There is now a clear expectation that price transparency should drive prices down.
Are we really surprised?
If you haven’t read our recent refresher on price transparency, you can access that here.
Guidance
New Law Society Practice Note: Closing down your practice – regulatory requirements
In what we hope is a practice note that none of our readers will be forced to access, this is one of those that’s good to know is there. If you are thinking of retirement, you need to understand the implications of closing versus selling or bringing in new partners.

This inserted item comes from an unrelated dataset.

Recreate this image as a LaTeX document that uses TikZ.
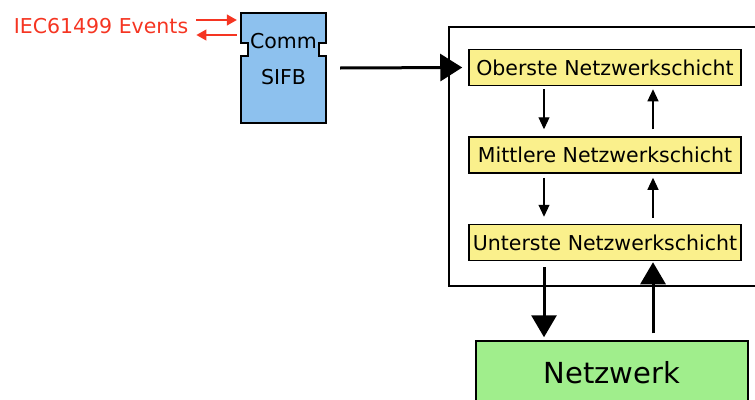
\documentclass[tikz,border=0pt]{standalone}
\usepackage{fontspec}
\setmainfont{DejaVu Sans}
\usetikzlibrary{arrows.meta}
\definecolor{sifbblue}{HTML}{8DC1EE}
\definecolor{layeryellow}{HTML}{FAF08C}
\definecolor{netgreen}{HTML}{A0EE8C}
\definecolor{eventred}{HTML}{F53522}
\tikzset{
    thinarrow/.style={line width=1.2pt,-{Triangle[length=12pt,width=11pt]}},
    thickarrow/.style={line width=3pt,-{Triangle[length=22pt,width=25pt]}}
}
\begin{document}
\begin{tikzpicture}[x=1pt,y=-1pt]
    \useasboundingbox (0,0) rectangle (755,399);
    \clip (0,0) rectangle (755,399);
    % Rahmen um die Schichten
    \draw[line width=1.5pt] (449,27) rectangle (770,286);
    \begin{scope}[every node/.style={draw=black,line width=1.5pt,fill=layeryellow,minimum width=272pt,minimum height=36pt,inner sep=0pt,font=\fontsize{20.5}{24}\selectfont}]
        \node (ober) at (605,67.5) {Oberste Netzwerkschicht};
        \node (mitt) at (605,155) {Mittlere Netzwerkschicht};
        \node (unter) at (605,242.5) {Unterste Netzwerkschicht};
    \end{scope}
    \node[draw=black,line width=1.5pt,fill=netgreen,minimum width=272pt,minimum height=64pt,inner sep=0pt,font=\fontsize{29}{34}\selectfont] (netz) at (612,373) {Netzwerk};
    % Comm SIFB Baustein
    \node[minimum width=85pt,minimum height=110pt,inner sep=0pt] (sifb) at (283.5,68) {};
    \draw[line width=1.5pt,fill=sifbblue] (241,13) -- (326,13) -- (326,43) -- (319,43) -- (319,56) -- (326,56) -- (326,123)
        -- (241,123) -- (241,56) -- (248,56) -- (248,43) -- (241,43) -- cycle;
    \begin{scope}[every node/.style={inner sep=0pt,font=\fontsize{20.5}{24}\selectfont}]
        \node (comm) at (283.5,41) {Comm};
        \node (sifbtxt) at (283.5,77) {SIFB};
        \node[text=eventred] (iec) at (101,26) {IEC61499 Events};
    \end{scope}
    % Pfeile zwischen den Schichten
    \draw[thinarrow] ([xshift=-61pt,yshift=-3pt]ober.south) -- ([xshift=-61pt,yshift=7pt]mitt.north);
    \draw[thinarrow] ([xshift=48pt,yshift=7pt]mitt.north) -- ([xshift=48pt,yshift=-3pt]ober.south);
    \draw[thinarrow] ([xshift=-61pt,yshift=-4pt]mitt.south) -- ([xshift=-61pt,yshift=7pt]unter.north);
    \draw[thinarrow] ([xshift=48pt,yshift=6pt]unter.north) -- ([xshift=48pt,yshift=-4pt]mitt.south);
    \draw[thickarrow] ([xshift=-61pt,yshift=-6pt]unter.south) -- ([xshift=-68pt,yshift=3pt]netz.north);
    \draw[thickarrow] ([xshift=41pt,yshift=7pt]netz.north) -- ([xshift=48pt,yshift=-1pt]unter.south);
    \draw[thickarrow,-{Triangle[length=22pt,width=27pt]}] ([xshift=14pt]sifb.east) -- ([xshift=-6pt]ober.west);
    % Ereignisse
    \draw[thinarrow,-{Triangle[length=10pt,width=11pt]},draw=eventred,fill=eventred] ([xshift=8pt,yshift=6pt]iec.east) -- ([xshift=-4pt,yshift=48pt]sifb.west);
    \draw[thinarrow,-{Triangle[length=10pt,width=11pt]},draw=eventred,fill=eventred] ([xshift=-4pt,yshift=33pt]sifb.west) -- ([xshift=8pt,yshift=-9pt]iec.east);
\end{tikzpicture}
\end{document}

Updated SRA Guidance: Granting authority to withdraw residual client balances
This is a useful note on how the regulator expects firms to deal with those pesky client balances that you just can’t shift. Remember, leaving old balances in the client account is not an option, and likely to result in a qualified accountant’s report.
Legal Ombudsman: Overview of annual complaints data 2019/20
An interesting read, particularly the 7 practical ways to avoid complaints getting to the LeO in the first place. This resource is essential for complaints managers, but would undoubtedly benefit all solicitors’ understanding of the LeO scheme.
SRA webinar: Cybercrime – keeping your firm and clients safe
At only 21 minutes, this should be required viewing for all law firm staff (and a free CPD boost before the end of the practising year, just saying).
Spotted on LinkedIn
Question of the week
What other (non-legal) services can solicitors provide?
An SRA-regulated firm does not have to restrict itself to the practice of law. It turns out not a lot of people know that.
Have a look at Appendix 2 to the SRA Authorisation of Firms Rules for a full list. As well as accountancy, management consulting, financial services and estate agency, it also includes the rather beautifully imprecise “other professional and specialist business support services…”
(Bailiff, anyone???)
In short, your law firm could open up other business lines if you so wish. Do take care to consult your insurers, of course!
ABSs may also qualify as Multi-disciplinary Practices (MDPs), which are the ‘one stop shop’ law firms that the Legal Services Act was supposed to enable. Under an MDP, each service line can be regulated by separate regulators. So, for example, the SRA would essentially ignore the accountancy side of the business if the ICAEW were involved in regulating the bean counters.
But if adding revenue streams is part of your strategy, you should also consider whether these services can be operated outside of the SRA’s reach. The old separate business rules have pretty much fallen away, in favour of safeguards to protect clients’ best interests.
So if you have always harboured an ambition to start an unregulated will writing business, you can do so as an entirely separate entity. And under the SRA Standards and Regulations, you could even have practising solicitors writing and advising on said wills since it is not a reserved activity.
I think this is what they mean when they refer to flexibility.
Disciplinary decisions
- Kieran Patrick O’Connor – agreed to removal from the roll under a regulatory settlement agreement, after waging a campaign of harassment against lawyers representing him.
- Michelle Louise Craven – trainee solicitor escapes sanctions from the SDT for billing £3,000 “in anticipation” of work – never completed – on multiple occasions. Had she been more experienced, under less pressure, and had the firm’s own policies been clearer, we suspect that the SDT would not have been so understanding.
- Maria Williams – struck off for holding client money back intended for counsel’s fees, dishonestly altering counsel’s fee note, and begging her supervisor to withhold incriminating evidence from the SRA.
- Ravi Khosla – fined £17,500 after having been convicted of a sexual assault on a night out. Not an ‘abuse of power’ case.